March 9 — Fifth Sunday of Lent
Readings: Is 43:16-21; Phil 3:8-14; Jn 8:1-11, or, from Cycle A, Ezek 37:12-14; Rom 8:8-11; Jn 11:1-45 or 11:3-7, 17, 20-27, 33-45
"Neither do I condemn you. Go, [and] from now on do not sin any more." Jn 8:10
The scribes and the Pharisees had brought a woman to the temple area where Jesus was teaching. The woman, as John tells us twice, was caught in the act of adultery — unquestionably guilty. She was probably hastily covered, unkempt, and in fear for her life. She was made to stand in the middle, on display as a sinner.
These leaders interrupt Jesus to ask His view on a life-or-death matter: Should they apply the Mosaic law that requires this woman's death by stoning?
The leaders thought they had Jesus trapped. Humiliating the woman, they expected, would create sympathy for her among Jesus' listeners. If He chose to uphold the Mosaic law, He would appear cruel. This decision also would fly in the face of Roman law, which did not allow the Jews to put someone to death. Jesus could be accused as an enemy of the state.

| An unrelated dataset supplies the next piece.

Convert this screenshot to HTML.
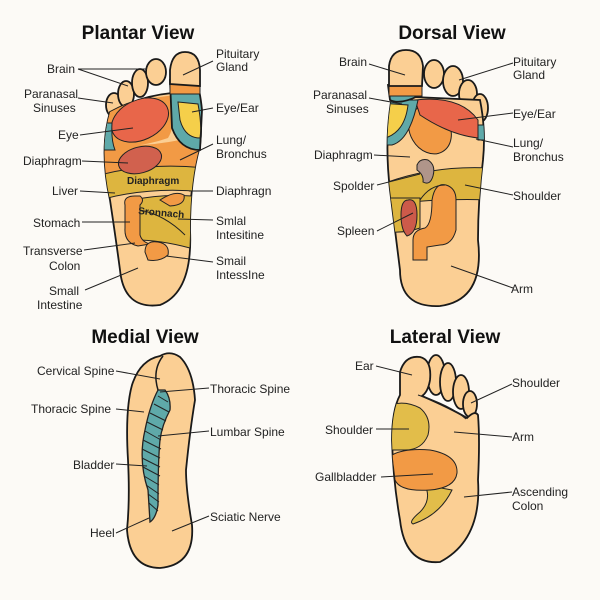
<!DOCTYPE html>
<html><head><meta charset="utf-8"><style>
html,body{margin:0;padding:0;background:#fcfaf6;}
svg{display:block}
text{font-family:"Liberation Sans",sans-serif;fill:#222;font-size:12px}
.t{font-weight:bold;font-size:19px;fill:#111;text-anchor:middle}
.l{stroke:#222;stroke-width:1;fill:none}
.o{stroke:#1a1a1a;stroke-width:1.8}
</style></head><body>
<svg width="600" height="600" viewBox="0 0 600 600">
<defs>
<clipPath id="cp"><path d="M110,112 Q140,96 172,93 L198,96 Q203,120 200,146 Q190,180 190,230 Q193,292 160,305 Q124,310 120,270 Q116,240 110,200 Q99,150 110,112 Z"/></clipPath>
<clipPath id="cd"><path d="M392,96 Q440,98 480,100 Q486,130 483,160 Q478,200 478,240 Q485,300 440,306 Q400,308 400,270 Q395,230 390,190 Q384,140 392,96 Z"/></clipPath>
<clipPath id="cl"><path d="M398,400 Q405,372 430,378 Q470,390 475,410 Q478,440 478,480 Q482,540 440,562 Q405,565 400,520 Q393,480 392,440 Q392,415 398,400 Z"/></clipPath>
</defs>

<!-- ========== PLANTAR ========== -->
<text class="t" x="138" y="39">Plantar View</text>
<ellipse class="o" cx="114" cy="105" rx="8" ry="12" fill="#fbcf94"/>
<ellipse class="o" cx="126" cy="94" rx="8" ry="13" fill="#fbcf94"/>
<ellipse class="o" cx="140" cy="83" rx="8" ry="14" fill="#fbcf94"/>
<ellipse class="o" cx="156" cy="72" rx="10" ry="13" fill="#fbcf94"/>
<path class="o" fill="#fbcf94" d="M110,112 Q140,96 172,93 L198,96 Q203,120 200,146 Q190,180 190,230 Q193,292 160,305 Q124,310 120,270 Q116,240 110,200 Q99,150 110,112 Z"/>
<g clip-path="url(#cp)">
<path d="M100,140 Q130,150 180,140 L205,150 L205,168 Q150,166 100,175 Z" fill="#f29a45"/>
<path d="M100,105 L175,95 Q176,125 168,138 Q140,148 100,148 Z" fill="#f29a45"/>
<ellipse cx="140" cy="120" rx="30" ry="20" transform="rotate(-25 140 120)" fill="#e8664a" stroke="#222" stroke-width="1"/>
<path d="M100,123 L112,123 Q111,140 115,150 L100,150 Z" fill="#5fa9a9" stroke="#222"/>
<path d="M100,175 Q150,162 205,168 L205,192 Q150,186 100,200 Z" fill="#ddb53f" stroke="#222" stroke-width="1"/>
<path d="M133,200 Q160,194 192,196 L190,248 Q160,240 136,240 Z" fill="#ddb53f" stroke="#222" stroke-width="1"/>
<path d="M125,205 Q123,196 135,196 L140,196 Q145,200 140,205 L140,235 Q142,242 150,244 L138,246 Q124,243 125,228 Z" fill="#f29a45" stroke="#222"/>
<path d="M160,200 Q175,190 184,195 Q186,205 170,206 Z" fill="#f29a45" stroke="#222"/>
<path d="M145,252 Q145,240 158,242 Q170,244 168,255 Q160,262 148,260 Z" fill="#f29a45" stroke="#222"/>
<path class="l" d="M140,210 Q165,215 185,235"/>
</g>
<ellipse cx="140" cy="160" rx="22" ry="13" transform="rotate(-15 140 160)" fill="#d1614e" stroke="#222"/>
<path class="o" fill="#5fa9a9" d="M170,80 L172,128 Q180,150 200,150 L202,110 Q200,90 196,80 Z"/>
<path fill="#f5cf4a" stroke="#222" d="M178,102 L198,104 Q202,125 200,138 Q185,138 180,120 Z"/>
<rect x="170" y="82" width="30" height="12" fill="#f29a45" stroke="#222"/>
<path class="o" fill="#fbcf94" d="M170,84 L170,70 Q172,52 185,52 Q199,52 200,70 L200,86 Z"/>
<text x="127" y="184" style="font-size:10px;font-weight:bold">Diaphragm</text>
<text x="138" y="214" style="font-size:10px;font-weight:bold" transform="rotate(5 138 214)">Sronnach</text>
<g class="l">
<path d="M78,69 L147,69 M78,69 L128,86 M78,98 L113,103 M80,135 L133,128 M82,161 L128,163 M80,191 L115,193 M82,222 L130,222 M84,250 L135,243 M85,290 L138,268 M213,61 L183,75 M213,108 L192,112 M213,144 L180,160 M213,191 L189,191 M213,220 L178,219 M213,262 L166,256"/>
</g>
<text x="47" y="73">Brain</text>
<text x="24" y="98">Paranasal</text><text x="33" y="112">Sinuses</text>
<text x="58" y="139">Eye</text>
<text x="23" y="165">Diaphragm</text>
<text x="52" y="195">Liver</text>
<text x="33" y="227">Stomach</text>
<text x="23" y="255">Transverse</text><text x="49" y="270">Colon</text>
<text x="49" y="295">Small</text><text x="37" y="309">Intestine</text>
<text x="216" y="58">Pituitary</text><text x="216" y="71">Gland</text>
<text x="216" y="112">Eye/Ear</text>
<text x="216" y="144">Lung/</text><text x="216" y="158">Bronchus</text>
<text x="216" y="195">Diaphragn</text>
<text x="216" y="225">Smlal</text><text x="216" y="239">Intesitine</text>
<text x="216" y="265">Smail</text><text x="216" y="279">IntessIne</text>

<!-- ========== DORSAL ========== -->
<text class="t" x="452" y="39">Dorsal View</text>
<ellipse class="o" cx="434" cy="74" rx="10" ry="14" fill="#fbcf94"/>
<ellipse class="o" cx="453" cy="81" rx="10" ry="15" fill="#fbcf94"/>
<ellipse class="o" cx="468" cy="94" rx="9" ry="14" fill="#fbcf94"/>
<ellipse class="o" cx="480" cy="108" rx="8" ry="14" fill="#fbcf94"/>
<path class="o" fill="#fbcf94" d="M392,96 Q440,98 480,100 Q486,130 483,160 Q478,200 478,240 Q485,300 440,306 Q400,308 400,270 Q395,230 390,190 Q384,140 392,96 Z"/>
<g clip-path="url(#cd)">
<path d="M478,125 L490,125 L490,140 L478,140 Z" fill="#5fa9a9" stroke="#222"/>
<ellipse cx="430" cy="130" rx="20" ry="25" transform="rotate(-30 430 130)" fill="#f29a45" stroke="#222"/>
<path d="M415,100 Q460,95 478,120 L478,138 Q450,135 420,115 Z" fill="#e8664a" stroke="#222"/>
<path d="M380,100 L418,100 Q410,140 392,145 L380,145 Z" fill="#5fa9a9" stroke="#222"/>
<path d="M380,103 L408,105 Q405,130 388,137 L380,137 Z" fill="#f5cf4a" stroke="#222"/>
<path d="M380,185 Q430,165 490,168 L490,200 Q440,198 380,205 Z" fill="#ddb53f" stroke="#222"/>
<path d="M380,198 L420,198 L420,228 Q400,235 380,230 Z" fill="#ddb53f" stroke="#222"/>
<path d="M413,260 L413,240 Q413,230 425,228 Q432,224 432,200 Q435,182 446,185 Q456,188 456,200 L456,230 Q452,245 440,245 L427,247 L427,260 Z" fill="#f29a45" stroke="#222"/>
<path d="M420,200 Q430,185 445,185" class="l"/>
</g>
<path fill="#b0958a" stroke="#222" d="M417,165 Q420,158 428,160 Q436,165 433,176 Q430,186 423,182 Q424,175 417,170 Z"/>
<path fill="#cc5a4a" stroke="#222" d="M408,200 Q417,198 417,215 Q417,233 407,236 Q401,230 401,215 Q401,200 408,200 Z"/>
<path class="o" fill="#5fa9a9" d="M388,85 L390,100 Q400,105 418,96 L418,85 Z"/>
<rect x="389" y="84" width="33" height="12" fill="#f29a45" stroke="#222"/>
<path class="o" fill="#fbcf94" d="M389,86 L389,66 Q391,50 406,50 Q421,50 423,66 L422,86 Z"/>
<g class="l">
<path d="M369,64 L405,75 M369,98 L402,104 M374,155 L410,157 M377,185 L420,174 M377,231 L413,213 M513,63 L459,80 M513,113 L458,120 M513,147 L476,139 M513,195 L465,185 M513,288 L451,266"/>
</g>
<text x="339" y="66">Brain</text>
<text x="313" y="99">Paranasal</text><text x="326" y="113">Sinuses</text>
<text x="314" y="159">Diaphragm</text>
<text x="333" y="190">Spolder</text>
<text x="337" y="235">Spleen</text>
<text x="513" y="66">Pituitary</text><text x="513" y="79">Gland</text>
<text x="513" y="118">Eye/Ear</text>
<text x="513" y="147">Lung/</text><text x="513" y="161">Bronchus</text>
<text x="513" y="200">Shoulder</text>
<text x="511" y="293">Arm</text>

<!-- ========== MEDIAL ========== -->
<text class="t" x="145" y="343">Medial View</text>
<path class="o" fill="#fbcf94" d="M160,356 Q140,360 132,385 Q125,410 128,460 Q130,500 127,530 Q130,568 160,568 Q195,565 192,525 Q186,490 186,470 Q190,430 195,400 Q193,370 180,357 Q170,350 160,356 Z"/>
<path fill="none" stroke="#1a1a1a" stroke-width="1.5" d="M163,356 Q152,370 158,390"/>
<path fill="#5fa9a9" stroke="#222" stroke-width="1.3" d="M158,390 Q150,405 145,430 Q138,460 148,490 L150,522 Q156,518 158,505 Q158,460 160,440 Q162,425 170,410 Q171,398 165,390 Z"/>
<g class="l" stroke-width="0.9">
<path d="M158,396 L168,402 M154,404 L169,412 M150,413 L166,421 M147,422 L163,430 M145,431 L161,440 M143,440 L161,449 M142,449 L160,458 M142,458 L160,467 M143,467 L160,476 M144,476 L159,485 M146,485 L159,494 M148,494 L159,502 M149,503 L158,511"/>
</g>
<g class="l">
<path d="M116,371 L160,379 M116,409 L144,412 M209,388 L160,392 M209,431 L158,436 M116,464 L147,466 M116,533 L149,518 M209,516 L172,531"/>
</g>
<text x="37" y="375">Cervical Spine</text>
<text x="31" y="413">Thoracic Spine</text>
<text x="73" y="469">Bladder</text>
<text x="90" y="537">Heel</text>
<text x="210" y="393">Thoracic Spine</text>
<text x="210" y="436">Lumbar Spine</text>
<text x="210" y="521">Sciatic Nerve</text>

<!-- ========== LATERAL ========== -->
<text class="t" x="445" y="343">Lateral View</text>
<ellipse class="o" cx="436" cy="375" rx="9" ry="20" fill="#fbcf94"/>
<ellipse class="o" cx="448" cy="382" rx="8" ry="19" fill="#fbcf94"/>
<ellipse class="o" cx="461" cy="392" rx="8" ry="17" fill="#fbcf94"/>
<ellipse class="o" cx="470" cy="404" rx="7" ry="13" fill="#fbcf94"/>
<path class="o" fill="#fbcf94" d="M400,372 Q405,355 420,357 Q432,360 430,380 Q428,392 422,396 Q450,408 467,418 Q475,410 478,415 Q480,440 478,480 Q482,540 440,562 Q405,565 400,520 Q393,480 392,440 Q392,410 400,395 Z"/>
<path class="l" stroke-width="1.3" d="M418,395 Q450,405 466,419"/>
<g clip-path="url(#cl)">
<path fill="#e2bd4a" stroke="#222" d="M390,405 Q405,400 420,408 Q432,418 428,435 Q422,450 405,450 L390,450 Z"/>
<path fill="#e2bd4a" stroke="#222" d="M425,485 Q432,500 420,512 Q408,522 413,524 Q440,515 452,490 Z"/>
<path fill="#f29a45" stroke="#222" d="M392,455 Q405,448 430,450 Q458,455 457,473 Q455,488 430,490 Q400,492 395,480 Z"/>
</g>
<g class="l">
<path d="M376,366 L412,375 M376,429 L409,429 M381,477 L433,474 M512,384 L471,403 M512,437 L454,432 M512,492 L464,497"/>
</g>
<text x="355" y="370">Ear</text>
<text x="325" y="434">Shoulder</text>
<text x="315" y="481">Gallbladder</text>
<text x="512" y="387">Shoulder</text>
<text x="512" y="441">Arm</text>
<text x="512" y="496">Ascending</text><text x="512" y="510">Colon</text>
</svg>
</body></html>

If Jesus said not to stone her, He would be seen as soft on sin and not supportive of the Law of Moses. The public would renounce Him. What would Jesus choose — deny the Law or the Romans? Choose life or death? Show justice or mercy?
What the scribes and Pharisees didn't realize was that Jesus, as God the Son, was perfect and infinite in His justice and mercy. So, He adds a condition to the throwing of stones: sinlessness.
Who is on display as a sinner now? No wonder the woman's accusers left! Only Jesus was sinless, but He doesn't condemn the woman. Neither does He dismiss the adultery as meaningless. He calls it "sin." He forgives her sin and tells her not to sin any more.
Like the woman, we are all guilty of sin. But we can stand before God without sin if we are open to receive the gift of grace.
Thank You, Jesus, for having mercy on me, a sinner. Help me never to judge my neighbor, but to reflect Your mercy at all times. Amen.